Market experts believe that Wendy’s long-term success hinges on striking a balance between brand modernization and global scalability. While its “fresh, never frozen” positioning remains strong domestically, scaling that promise abroad has proven challenging due to supply-chain constraints and local consumer preference differences.

Still, Wendy’s digital and design investments under Project Fresh could create a more unified operating model that supports future global growth.

Is Project Fresh a credible catalyst or just a cosmetic refresh?

Investor sentiment following the announcement was cautiously optimistic. Morgan Stanley analysts suggested that the plan was “ambitious but executable,” pointing out that Wendy’s franchise economics remain among the most stable in the QSR sector.

Others were more restrained, noting that success will depend on consumer adoption of new value tiers and consistent franchise buy-in. RBC Capital Markets analysts said they would look for “proof of sustained traffic growth” through 2026 before revising their outperform rating.

The prevailing market mood suggests that while Project Fresh could signal a genuine inflection point, execution risk remains high. Wendy’s CEO emphasized that the company “has the right foundation and team” to navigate the next phase, but investors are waiting to see whether this initiative yields measurable operating leverage.

What the next 12 months could reveal about Wendy’s competitiveness and brand momentum

Over the next year, attention will focus on three data points: U.S. same-store sales growth, digital engagement metrics, and franchise margin trends. If Wendy’s can push digital sales above 20% and sustain traffic growth through its re-priced value menu, analysts believe the brand could reclaim its historical 5%–6% systemwide growth trajectory.

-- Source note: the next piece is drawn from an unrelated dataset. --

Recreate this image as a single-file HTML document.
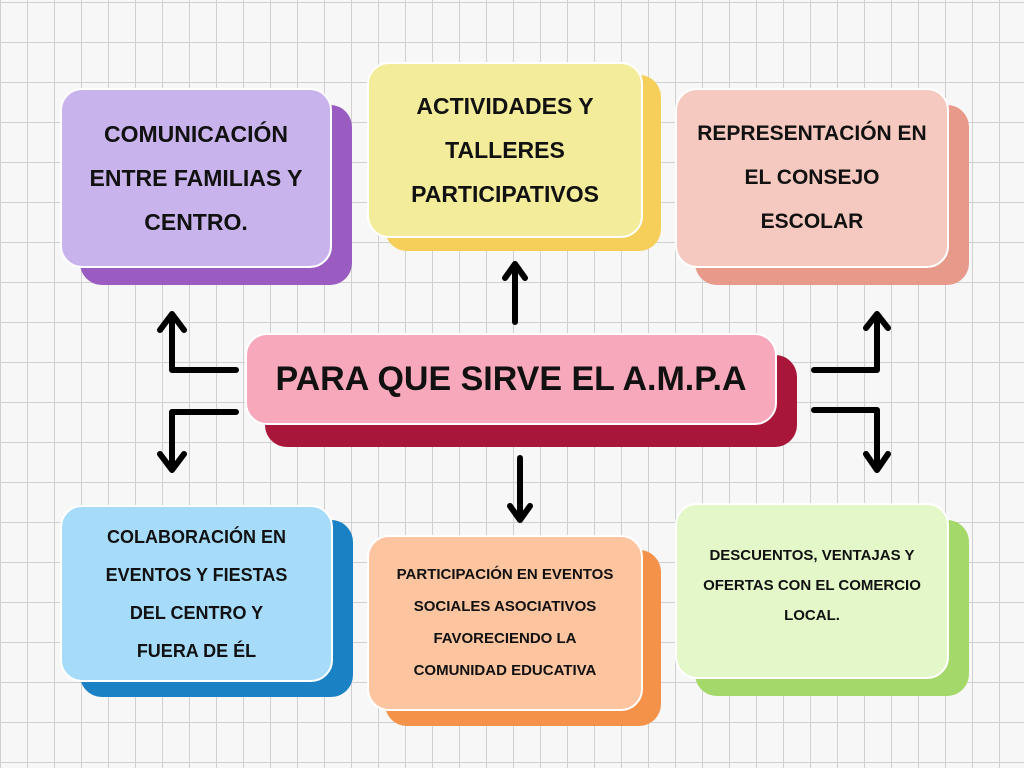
<!DOCTYPE html>
<html><head><meta charset="utf-8"><style>
body{margin:0;width:1024px;height:768px;overflow:hidden;background:#f7f7f7;
background-image:linear-gradient(#d0d0d0 1px,transparent 1px),linear-gradient(90deg,#d0d0d0 1px,transparent 1px);
background-size:27px 40px;background-position:0 2px;font-family:"Liberation Sans",sans-serif;position:relative}
.b{position:absolute;border-radius:22px}
.t{position:absolute;display:flex;align-items:center;justify-content:center;text-align:center;font-weight:bold;text-transform:uppercase;color:#111;border-radius:22px;border:2px solid #fff;box-sizing:border-box}
</style></head><body>
<div class="b" style="left:80px;top:105px;width:272px;height:180px;background:#9a5cc0"></div>
<div class="t" style="left:60px;top:88px;width:272px;height:180px;background:#c9b3ec;font-size:23px;line-height:44px">Comunicación<br>entre familias y<br>centro.</div>

<div class="b" style="left:385px;top:75px;width:276px;height:176px;background:#f5cf5a"></div>
<div class="t" style="left:367px;top:62px;width:276px;height:176px;background:#f3ec9a;font-size:23px;line-height:44px">Actividades y<br>talleres<br>participativos</div>

<div class="b" style="left:695px;top:105px;width:274px;height:180px;background:#e89a8a"></div>
<div class="t" style="left:675px;top:88px;width:274px;height:180px;background:#f5c9bf;font-size:21px;line-height:44px">Representación en<br>el consejo<br>escolar</div>

<div class="b" style="left:265px;top:355px;width:532px;height:92px;background:#a8173a"></div>
<div class="t" style="left:245px;top:333px;width:532px;height:92px;background:#f8a8bb;font-size:34px">Para que sirve el A.M.P.A</div>

<div class="b" style="left:80px;top:520px;width:273px;height:177px;background:#1a82c4"></div>
<div class="t" style="left:60px;top:505px;width:273px;height:177px;background:#a6dcfa;font-size:18px;line-height:38px">Colaboración en<br>eventos y fiestas<br>del centro y<br>fuera de él</div>

<div class="b" style="left:385px;top:550px;width:276px;height:176px;background:#f5924a"></div>
<div class="t" style="left:367px;top:535px;width:276px;height:176px;background:#fdc4a0;font-size:15px;line-height:32px">Participación en eventos<br>sociales asociativos<br>favoreciendo la<br>comunidad educativa</div>

<div class="b" style="left:695px;top:520px;width:274px;height:176px;background:#a5d86a"></div>
<div class="t" style="left:675px;top:503px;width:274px;height:176px;background:#e3f7c8;font-size:15px;line-height:30px;align-items:flex-start;padding-top:36px">Descuentos, ventajas y<br>ofertas con el comercio<br>local.</div>

<svg style="position:absolute;left:0;top:0" width="1024" height="768" fill="none" stroke="#000" stroke-width="6" stroke-linecap="round" stroke-linejoin="round">
<path d="M236 370 H172 V318 M160 330 L172 314 L184 330"/>
<path d="M236 412 H172 V466 M160 454 L172 470 L184 454"/>
<path d="M515 322 V266 M505 278 L515 264 L525 278"/>
<path d="M520 458 V518 M510 506 L520 520 L530 506"/>
<path d="M814 370 H877 V316 M866 328 L877 314 L888 328"/>
<path d="M814 410 H877 V466 M866 454 L877 470 L888 454"/>
</svg>
</body></html>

The company’s 2026 guidance update is expected to incorporate early Project Fresh results, offering clarity on capital spending, international pipeline, and unit-level returns. Any improvement in those indicators could drive renewed investor confidence — particularly among long-only funds seeking defensive consumer names with upside potential.

In the long run, Wendy’s challenge will be maintaining authenticity while adapting to new consumer behaviors shaped by digital convenience, health-conscious choices, and sustainability concerns.

Industry watchers broadly interpret Project Fresh as more than a product update—it represents an attempt to prove that freshness, brand authenticity, and customer experience can still serve as a viable competitive strategy in a fast-food landscape increasingly defined by scale, automation, and pricing power.